Readers’ frequently asked questions
Why was OKX fined so much, and how does this affect everyday crypto users?
OKX was fined $505 million because it operated in the U.S. without the necessary licenses and allowed U.S. users to access its platform despite restrictions. The penalty reflects the seriousness of regulatory violations, particularly when they involve anti-money laundering (AML) failures. For everyday crypto users, this case highlights the importance of using regulated exchanges that comply with local laws. Using platforms that lack proper licensing can expose users to risks like frozen accounts or legal complications. This settlement may also prompt other exchanges to tighten their compliance measures, potentially leading to stricter account verification processes for users.
How can I check if an exchange is registered to operate in my country?
To check if a cryptocurrency exchange is legally operating in your country, you can visit the website of your local financial regulator. For example, in the U.S., you can use the Financial Crimes Enforcement Network (FinCEN) website to verify if an exchange is registered as a Money Services Business (MSB). You can check with national financial authorities or the European Securities and Markets Authority (ESMA) in the European Union.
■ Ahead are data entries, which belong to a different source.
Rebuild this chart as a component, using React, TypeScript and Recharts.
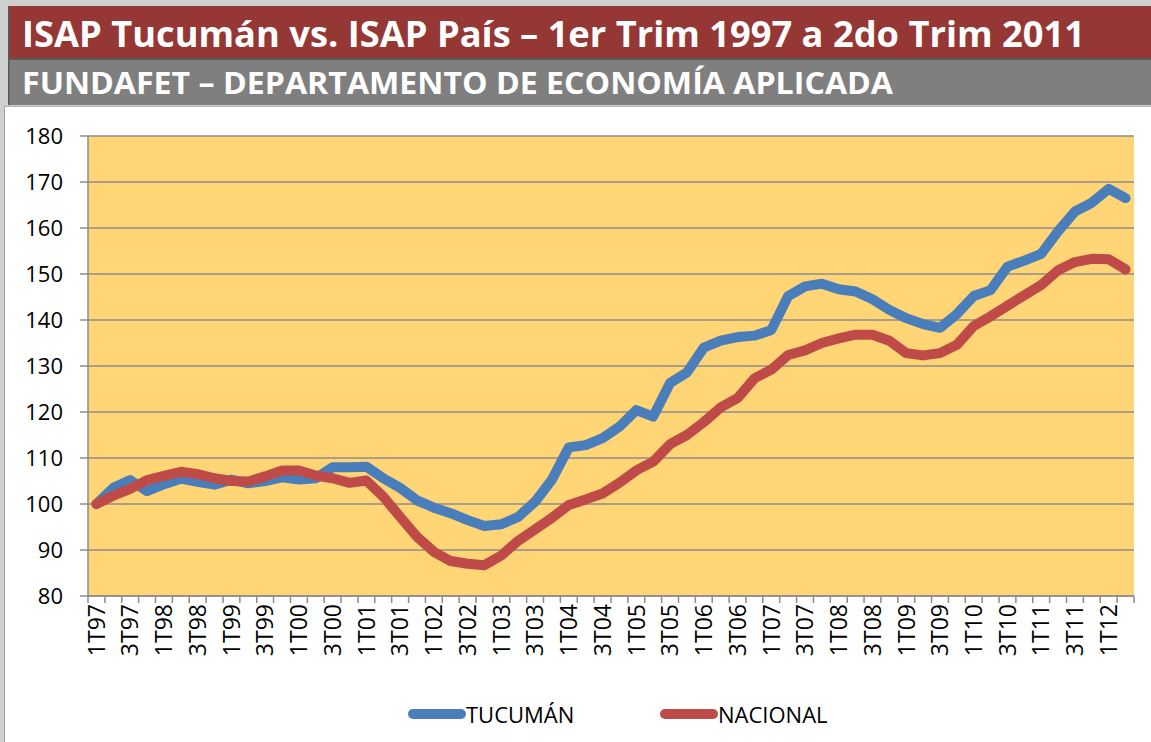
import React from "react";
import { LineChart, Line, XAxis, YAxis, CartesianGrid, Legend } from "recharts";

const quarters = [
  "1T97", "2T97", "3T97", "4T97", "1T98", "2T98", "3T98", "4T98",
  "1T99", "2T99", "3T99", "4T99", "1T00", "2T00", "3T00", "4T00",
  "1T01", "2T01", "3T01", "4T01", "1T02", "2T02", "3T02", "4T02",
  "1T03", "2T03", "3T03", "4T03", "1T04", "2T04", "3T04", "4T04",
  "1T05", "2T05", "3T05", "4T05", "1T06", "2T06", "3T06", "4T06",
  "1T07", "2T07", "3T07", "4T07", "1T08", "2T08", "3T08", "4T08",
  "1T09", "2T09", "3T09", "4T09", "1T10", "2T10", "3T10", "4T10",
  "1T11", "2T11", "3T11", "4T11", "1T12", "2T12",
];

const tucuman = [
  100, 103.5, 105.2, 102.8, 104.3, 105.5, 104.8, 104.2,
  105.3, 104.5, 105, 105.8, 105.3, 105.6, 108, 108,
  108.1, 105.6, 103.5, 100.8, 99.2, 98, 96.5, 95.2,
  95.6, 97.2, 100.5, 105.3, 112.3, 112.8, 114.3, 116.8,
  120.4, 119, 126.3, 128.6, 134, 135.5, 136.3, 136.6,
  137.8, 145.2, 147.3, 147.9, 146.7, 146.2, 144.5, 142.2,
  140.4, 139.1, 138.3, 141.3, 145.2, 146.5, 151.6, 152.9,
  154.4, 159.3, 163.6, 165.5, 168.5, 166.5,
];

const nacional = [
  100, 101.8, 103.3, 105.2, 106.1, 107, 106.5, 105.6,
  105, 104.9, 106, 107.3, 107.3, 106.2, 105.6, 104.6,
  105.1, 101.6, 97.2, 92.9, 89.6, 87.6, 87, 86.7,
  88.8, 92, 94.5, 97, 99.8, 101, 102.3, 104.6,
  107.3, 109.2, 113, 115, 117.8, 121, 123, 127.3,
  129.2, 132.4, 133.4, 135, 136, 136.8, 136.8, 135.5,
  132.8, 132.3, 132.8, 134.6, 138.7, 140.8, 143.1, 145.4,
  147.6, 150.8, 152.6, 153.3, 153.2, 151,
];

const yTicks = [80, 90, 100, 110, 120, 130, 140, 150, 160, 170, 180];

const BLUE = "#4A7EBB";
const RED = "#BE4B48";
const GRID = "#8c8c8c";
const FONT = "'Open Sans', sans-serif";

const rows = quarters.map((q, i) => ({ i, q, tucuman: tucuman[i], nacional: nacional[i] }));
// tick marks sit on the boundaries between quarters, labels on every other quarter
const boundaryTicks = [...quarters.map((_, i) => i - 0.5), quarters.length - 0.5];
const labelTicks = quarters.map((_, i) => i).filter((i) => i % 2 === 0);
const xTicks = [...boundaryTicks, ...labelTicks].sort((a, b) => a - b);
const xDomain = [-0.5, quarters.length - 0.5];

const XTick = (props: any) => {
  const { x, y, payload } = props;
  const v = payload.value;
  if (!Number.isInteger(v)) {
    return <line x1={x} x2={x} y1={y - 8} y2={y - 1} stroke={GRID} strokeWidth={1.5} />;
  }
  return (
    <text
      x={0}
      y={0}
      dy="0.36em"
      textAnchor="end"
      transform={`translate(${x},${y}) rotate(-90)`}
      fontSize={23}
      fill="#000"
      fontFamily={FONT}
    >
      {quarters[v]}
    </text>
  );
};

const LegendBox = () => (
  <div style={{ height: 30, display: "flex", alignItems: "center", paddingLeft: 403, fontFamily: FONT, fontSize: 22, color: "#000" }}>
    <span style={{ width: 58, height: 10, borderRadius: 5, background: BLUE, display: "inline-block" }} />
    <span style={{ width: 194 }}>TUCUMÁN</span>
    <span style={{ width: 58, height: 10, borderRadius: 5, background: RED, display: "inline-block" }} />
    <span>NACIONAL</span>
  </div>
);

export default function App() {
  return (
    <div style={{ position: "absolute", left: 0, top: 0, width: 1151, height: 742, background: "#cfcfcf", overflow: "hidden" }}>
      <svg width={1151} height={107} style={{ position: "absolute", left: 0, top: 0 }}>
        <rect x={9} y={6} width={1142} height={52} fill="#953735" />
        <rect x={9} y={58} width={1142} height={2} fill="#595959" />
        <rect x={9} y={60} width={1142} height={45} fill="#7f7f7f" />
        <rect x={8} y={6} width={1.5} height={99} fill="#595959" />
        <text x={22} y={47} fill="#fff" fontFamily={FONT} fontWeight={700} fontSize={35} textLength={1063} lengthAdjust="spacingAndGlyphs">
          ISAP Tucumán vs. ISAP País – 1er Trim 1997 a 2do Trim 2011
        </text>
        <text x={22} y={94} fill="#fff" fontFamily={FONT} fontWeight={700} fontSize={30} textLength={871} lengthAdjust="spacingAndGlyphs">
          FUNDAFET – DEPARTAMENTO DE ECONOMÍA APLICADA
        </text>
      </svg>
      <div style={{ position: "absolute", left: 4, top: 106, width: 1147, height: 636, background: "#fff", borderLeft: "1.5px solid #a0a0a0", borderTop: "1px solid #b0b0b0" }}>
        <LineChart width={1146} height={635} data={rows} margin={{ top: 29, right: 17, bottom: 13, left: 0 }} style={{ fontFamily: FONT }}>
          <CartesianGrid vertical={false} stroke={GRID} strokeWidth={1.5} fill="#FFD576" fillOpacity={1} />
          <XAxis
            type="number"
            dataKey="i"
            domain={xDomain}
            ticks={xTicks}
            interval={0}
            tick={<XTick />}
            tickLine={false}
            tickSize={0}
            tickMargin={8}
            axisLine={{ stroke: GRID, strokeWidth: 1.5 }}
            height={103}
          />
          <YAxis
            domain={[80, 180]}
            ticks={yTicks}
            interval={0}
            width={83}
            tickSize={8}
            tickMargin={17}
            tickLine={{ stroke: GRID, strokeWidth: 1.5 }}
            axisLine={{ stroke: GRID, strokeWidth: 1.5 }}
            tick={{ fill: "#000", fontSize: 22, fontFamily: FONT }}
          />
          <Legend content={<LegendBox />} verticalAlign="bottom" height={30} />
          <Line type="linear" dataKey="tucuman" name="TUCUMÁN" stroke={BLUE} strokeWidth={10} strokeLinejoin="round" strokeLinecap="round" dot={false} isAnimationActive={false} />
          <Line type="linear" dataKey="nacional" name="NACIONAL" stroke={RED} strokeWidth={10} strokeLinejoin="round" strokeLinecap="round" dot={false} isAnimationActive={false} />
        </LineChart>
      </div>
    </div>
  );
}
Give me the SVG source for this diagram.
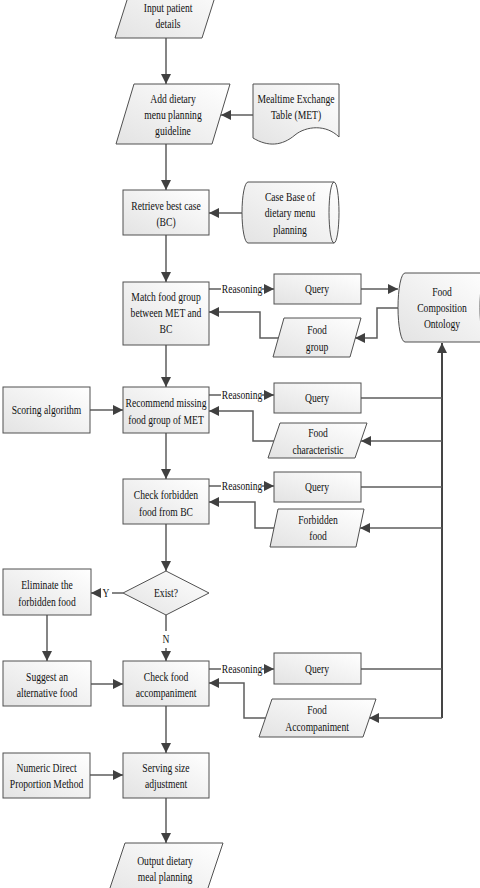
<svg xmlns="http://www.w3.org/2000/svg" width="480" height="888" viewBox="0 0 480 888">
<defs>
<linearGradient id="g" x1="0" y1="1" x2="1" y2="0">
<stop offset="0" stop-color="#e3e3e3"/>
<stop offset="1" stop-color="#ffffff"/>
</linearGradient>
<marker id="a" markerUnits="userSpaceOnUse" markerWidth="11" markerHeight="10" refX="10" refY="5" orient="auto">
<path d="M0,0 L10,5 L0,10 Z" fill="#404040"/>
</marker>
</defs>
<style>
.s{fill:url(#g);stroke:#505050;stroke-width:1}
.e{fill:none;stroke:#505050;stroke-width:1}
text{font-family:"Liberation Serif","Times New Roman",serif;font-size:13px;fill:#111;text-anchor:middle;transform-box:fill-box;transform-origin:center;transform:scaleX(0.74)}
.c{fill:none;stroke:#5c5c5c;stroke-width:1.5}
.t{fill:none;stroke:#454545;stroke-width:2}
.ar{marker-end:url(#a)}
</style>

<g id="connectors">
<path class="c ar" d="M166,38 V84"/>
<path class="c ar" d="M166,144 V190"/>
<path class="c ar" d="M166,235 V282"/>
<path class="c ar" d="M166,345 V387"/>
<path class="c ar" d="M166,433 V479"/>
<path class="c ar" d="M166,524 V571"/>
<path class="c" d="M166,615 V631"/>
<text x="166" y="643">N</text>
<path class="c ar" d="M166,648 V661"/>
<path class="c ar" d="M166,706 V753"/>
<path class="c ar" d="M166,798 V843"/>
<path class="c ar" d="M253,115 H221"/>
<path class="c ar" d="M242,213 H209"/>
<path class="c ar" d="M90,410 H123"/>
<path class="c" d="M123,593 H112"/>
<text x="106" y="597">Y</text>
<path class="c ar" d="M100,593 H91"/>
<path class="c ar" d="M47,615 V661"/>
<path class="c ar" d="M91,684 H123"/>
<path class="c ar" d="M90,775 H123"/>

<path class="c" d="M209,289 H221"/>
<text x="242" y="293">Reasoning</text>
<path class="c ar" d="M262,289 H274"/>
<path class="c" d="M209,395 H221"/>
<text x="242" y="399">Reasoning</text>
<path class="c ar" d="M262,395 H274"/>
<path class="c" d="M209,486 H221"/>
<text x="242" y="490">Reasoning</text>
<path class="c ar" d="M262,486 H274"/>
<path class="c" d="M209,669 H221"/>
<text x="242" y="673">Reasoning</text>
<path class="c ar" d="M262,669 H274"/>

<path class="c ar" d="M361,289 H398"/>
<path class="c ar" d="M398,308 H377 V338 H355"/>
<path class="c ar" d="M278,338 H260 V312 H209"/>
<path class="t ar" d="M442,718 V343"/>
<path class="c" d="M361,398 H442"/>
<path class="c ar" d="M442,441 H361"/>
<path class="c ar" d="M274,441 H253 V411 H209"/>
<path class="c" d="M361,487 H442"/>
<path class="c ar" d="M442,528 H360"/>
<path class="c ar" d="M274,528 H255 V502 H209"/>
<path class="c" d="M361,669 H442"/>
<path class="c ar" d="M442,718 H369"/>
<path class="c ar" d="M266,718 H244 V683 H209"/>
</g>

<g id="input">
<path class="s" d="M134,-22 H221 L202,38 H115 Z"/>
<text x="168" y="12">Input patient</text>
<text x="168" y="28">details</text>
</g>
<g id="add-guideline">
<path class="s" d="M134,84 H230 L212,144 H116 Z"/>
<text x="173" y="103">Add dietary</text>
<text x="173" y="119">menu planning</text>
<text x="173" y="135">guideline</text>
</g>
<g id="met">
<path class="s" d="M253,84 H339 V137 C326,124 306,126 295,135 C282,146 268,147 253,138 Z"/>
<text x="296" y="103">Mealtime Exchange</text>
<text x="296" y="119">Table (MET)</text>
</g>
<g id="retrieve">
<rect class="s" x="123" y="190" width="86" height="45"/>
<text x="166" y="210">Retrieve best case</text>
<text x="166" y="226">(BC)</text>
</g>
<g id="case-base">
<path class="s" d="M248,182 H334 A5,30.5 0 0 1 334,243 H248 A6,30.5 0 0 1 248,182 Z"/>
<path class="e" d="M334,182 A5,30.5 0 0 0 334,243"/>
<text x="290" y="201">Case Base of</text>
<text x="290" y="217">dietary menu</text>
<text x="290" y="234">planning</text>
</g>
<g id="match">
<rect class="s" x="123" y="282" width="86" height="63"/>
<text x="166" y="301">Match food group</text>
<text x="166" y="317">between MET and</text>
<text x="166" y="333">BC</text>
</g>
<g id="query1">
<rect class="s" x="274" y="274" width="87" height="30"/>
<text x="317" y="293">Query</text>
</g>
<g id="food-group">
<path class="s" d="M284,318 H361 L350,357 H273 Z"/>
<text x="317" y="334">Food</text>
<text x="317" y="351">group</text>
</g>
<g id="ontology">
<path class="s" d="M405,273 H486 A6,34.5 0 0 1 486,342 H405 A7,34.5 0 0 1 405,273 Z"/>
<path class="e" d="M486,273 A6,34.5 0 0 0 486,342"/>
<text x="442" y="296">Food</text>
<text x="442" y="312">Composition</text>
<text x="442" y="328">Ontology</text>
</g>
<g id="scoring">
<rect class="s" x="3" y="387" width="87" height="46"/>
<text x="46.5" y="414">Scoring algorithm</text>
</g>
<g id="recommend">
<rect class="s" x="123" y="387" width="86" height="46"/>
<text x="166" y="407">Recommend missing</text>
<text x="166" y="424">food group of MET</text>
</g>
<g id="query2">
<rect class="s" x="274" y="383" width="87" height="30"/>
<text x="317" y="402">Query</text>
</g>
<g id="food-characteristic">
<path class="s" d="M280,423 H367 L355,458 H268 Z"/>
<text x="318" y="437">Food</text>
<text x="318" y="454">characteristic</text>
</g>
<g id="check-forbidden">
<rect class="s" x="123" y="479" width="86" height="45"/>
<text x="166" y="499">Check forbidden</text>
<text x="166" y="516">food from BC</text>
</g>
<g id="query3">
<rect class="s" x="274" y="472" width="87" height="30"/>
<text x="317" y="491">Query</text>
</g>
<g id="forbidden-food">
<path class="s" d="M278,509 H364 L356,547 H270 Z"/>
<text x="318" y="524">Forbidden</text>
<text x="318" y="540">food</text>
</g>
<g id="exist">
<path class="s" d="M166,571 L209,593 L166,615 L123,593 Z"/>
<text x="166" y="597">Exist?</text>
</g>
<g id="eliminate">
<rect class="s" x="3" y="569" width="88" height="46"/>
<text x="47" y="589">Eliminate the</text>
<text x="47" y="606">forbidden food</text>
</g>
<g id="suggest">
<rect class="s" x="3" y="661" width="88" height="45"/>
<text x="47" y="681">Suggest an</text>
<text x="47" y="697">alternative food</text>
</g>
<g id="check-accompaniment">
<rect class="s" x="123" y="661" width="86" height="45"/>
<text x="166" y="681">Check food</text>
<text x="166" y="697">accompaniment</text>
</g>
<g id="query4">
<rect class="s" x="274" y="653" width="87" height="31"/>
<text x="317" y="673">Query</text>
</g>
<g id="food-accompaniment">
<path class="s" d="M272,699 H376 L363,737 H259 Z"/>
<text x="317" y="714">Food</text>
<text x="317" y="731">Accompaniment</text>
</g>
<g id="numeric">
<rect class="s" x="3" y="753" width="87" height="45"/>
<text x="46.5" y="772">Numeric Direct</text>
<text x="46.5" y="788">Proportion Method</text>
</g>
<g id="serving">
<rect class="s" x="123" y="753" width="86" height="45"/>
<text x="166" y="772">Serving size</text>
<text x="166" y="788">adjustment</text>
</g>
<g id="output">
<path class="s" d="M125,843 H223 L203,903 H105 Z"/>
<text x="165" y="865">Output dietary</text>
<text x="165" y="881">meal planning</text>
</g>
</svg>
Many regulators provide public search tools where you can look up the exchange by name. Checking these sources ensures that you’re using a compliant and authorized platform.
If I used OKX during the violation period, do I need to take any action?
As part of the settlement agreement, OKX deactivated accounts of U.S.-based users during the period under investigation (2018 to early 2024). If your account was deactivated and you still have funds locked in the account, contact OKX customer support directly to understand the process for recovering assets. Additionally, if you’re concerned about any legal implications, it may be helpful to consult a legal professional familiar with financial regulations in your jurisdiction. For future use, migrate to regulated platforms that comply with local laws to avoid potential disruptions.
What Is In It For You? Action Items You Might Want to Consider
Reevaluate Your Exchange Choices
If you’re trading on platforms that operate in regulatory gray areas, now is the time to reassess. The OKX settlement is a clear sign that authorities are cracking down on non-compliant exchanges. Stick with platforms fully licensed in your jurisdiction – it’s not just about avoiding account freezes or sudden restrictions; it’s about safeguarding your assets.
Prioritize Compliance Over Convenience
Sure, some exchanges make it easy to skip lengthy verification processes, but ask yourself – is saving a few minutes worth the risk? Regulators worldwide are tightening their grip. Using platforms that comply with AML and KYC standards could save you from future headaches. Don’t wait for a compliance crackdown to lock you out of your funds.
Stay Ahead of Regulatory Shifts
This settlement is more than just news – it’s a glimpse into the future of global crypto markets. Keep an eye on regulatory trends, as they’re likely to impact liquidity, fees, and available services across exchanges. Traders who stay informed can adjust strategies early, while those who don’t risk being caught off guard. Knowledge isn’t just power – it’s profit.